Debugging as a Game: What GDB Murder Mysteries Teach You That Tutorials Can't

Source: lobsters

There is a specific way you get better at reading core dumps, and it is not by reading about them. This debugging murder mystery on robopenguins.com makes the case implicitly by doing it: you are handed a crashed program and a GDB session, no hints, and you have to figure out what killed it. The game format is not a gimmick. It encodes something true about how debugging skill actually develops.

The gap between knowing the GDB commands and being able to read a core dump fluently is wide. You can memorize bt, frame N, info locals, x/16xb, and still stare at a backtrace for an hour without seeing what it is telling you. The commands are not the hard part. The hard part is pattern recognition, learning what different crash signatures look like and what they imply about program state. That kind of recognition does not come from documentation. It comes from encountering the same signatures enough times that they become legible.

The Snapshot Problem

The thing that makes core dump analysis genuinely hard is not the tooling. It is the fundamental information constraint.

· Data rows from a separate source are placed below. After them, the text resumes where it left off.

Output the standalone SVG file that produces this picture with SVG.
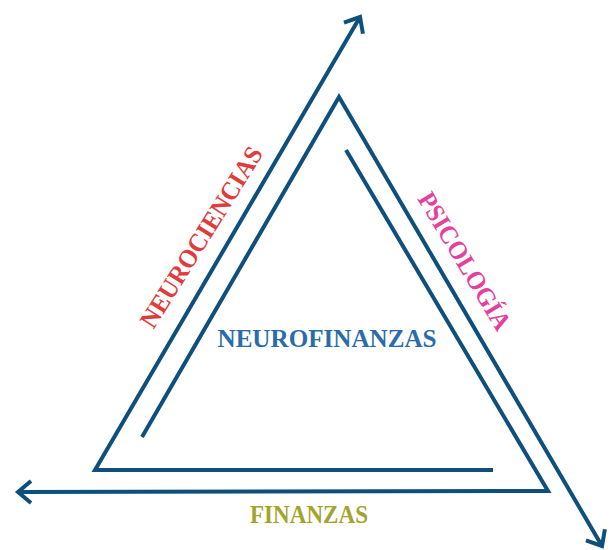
<svg xmlns="http://www.w3.org/2000/svg" width="613" height="550" viewBox="0 0 613 550">
<style>
.ln{fill:none;stroke:#0f4f7d;stroke-width:4;stroke-linejoin:miter}
.lbl{font-family:"Liberation Serif","DejaVu Serif",serif;font-weight:bold;text-anchor:middle}
</style>
<defs>
<marker id="ah" markerUnits="userSpaceOnUse" markerWidth="30" markerHeight="30" viewBox="-20 -15 25 30" refX="0" refY="0" orient="auto" overflow="visible">
<path d="M -13 -11 L 0 0 L -13 11" fill="none" stroke="#0f4f7d" stroke-width="4"/>
</marker>
</defs>
<rect width="613" height="550" fill="#ffffff"/>
<g id="connectors">
<polyline class="ln" points="493,470 95,470 360,17" marker-end="url(#ah)"/>
<polyline class="ln" points="142,437 339,97 602,546" marker-end="url(#ah)"/>
<polyline class="ln" points="346,150 548,491 18,492" marker-end="url(#ah)"/>
</g>
<g id="neurociencias"><text class="lbl" transform="translate(201,237) rotate(-58)" y="9" font-size="26" fill="#e03c3c" textLength="208" lengthAdjust="spacingAndGlyphs">NEUROCIENCIAS</text></g>
<g id="psicologia"><text class="lbl" transform="translate(465,261) rotate(59)" y="9" font-size="26" fill="#e3419d" textLength="156" lengthAdjust="spacingAndGlyphs">PSICOLOGÍA</text></g>
<g id="neurofinanzas"><text class="lbl" x="327" y="347" font-size="26" fill="#2a6cab" textLength="219" lengthAdjust="spacingAndGlyphs">NEUROFINANZAS</text></g>
<g id="finanzas"><text class="lbl" x="309" y="523" font-size="25" fill="#a2a42c" textLength="118" lengthAdjust="spacingAndGlyphs">FINANZAS</text></g>
</svg>
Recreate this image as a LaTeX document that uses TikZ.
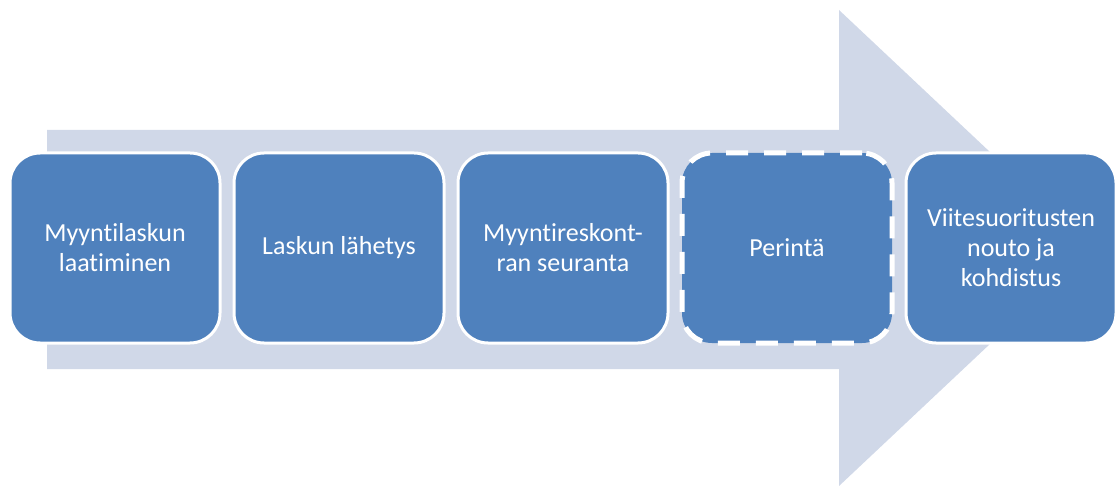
\documentclass[tikz,border=0pt]{standalone}
\usepackage{fontspec}
\setmainfont{Carlito}[Ligatures=NoCommon]
\definecolor{stepblue}{HTML}{4F81BD}
\definecolor{arrowgray}{HTML}{D0D8E8}

\begin{document}
\begin{tikzpicture}[x=1pt,y=-1pt,
  stepbox/.style={rectangle, rounded corners=30pt, fill=stepblue, draw=white,
    line width=3pt, minimum width=210pt, minimum height=190pt,
    align=center, text=white, font=\fontsize{26}{30}\selectfont, inner sep=0pt},
  dashbox/.style={stepbox, line width=5pt, dash pattern=on 22pt off 16pt}]

\useasboundingbox (0,0) rectangle (1116,486);

% Define row height and column positions
\def\rowy{248}
\def\cola{115}
\def\colb{339}
\def\colc{563}
\def\cold{787}
\def\cole{1011}

% Big background arrow
\fill[arrowgray] (47,130) -- (839,130) -- (839,10) -- (1092,\rowy)
  -- (839,486) -- (839,369) -- (47,369) -- cycle;

% Process steps
\node[stepbox] (laatiminen) at (\cola, \rowy) {Myyntilaskun\\laatiminen};
\node[stepbox] (lahetys) at (\colb, \rowy) {Laskun lähetys};
\node[stepbox] (seuranta) at (\colc, \rowy) {Myyntireskont-\\ran seuranta};
\node[dashbox] (perinta) at (\cold, \rowy) {Perintä};
\node[stepbox] (kohdistus) at (\cole, \rowy) {Viitesuoritusten\\nouto ja\\kohdistus};

\end{tikzpicture}
\end{document}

A core dump is a snapshot of process memory at the instant of death. You get the final value of every byte, every register, every file descriptor, but you get no history. Nothing in the dump tells you how any of those values got where they are.

This is why the murder mystery framing holds. A detective does not get to watch the crime happen. They arrive after the fact and read evidence that was fixed at the moment the crime occurred. The goal is to reconstruct a sequence of events from a static set of clues. The clues are reliable; the challenge is interpretation.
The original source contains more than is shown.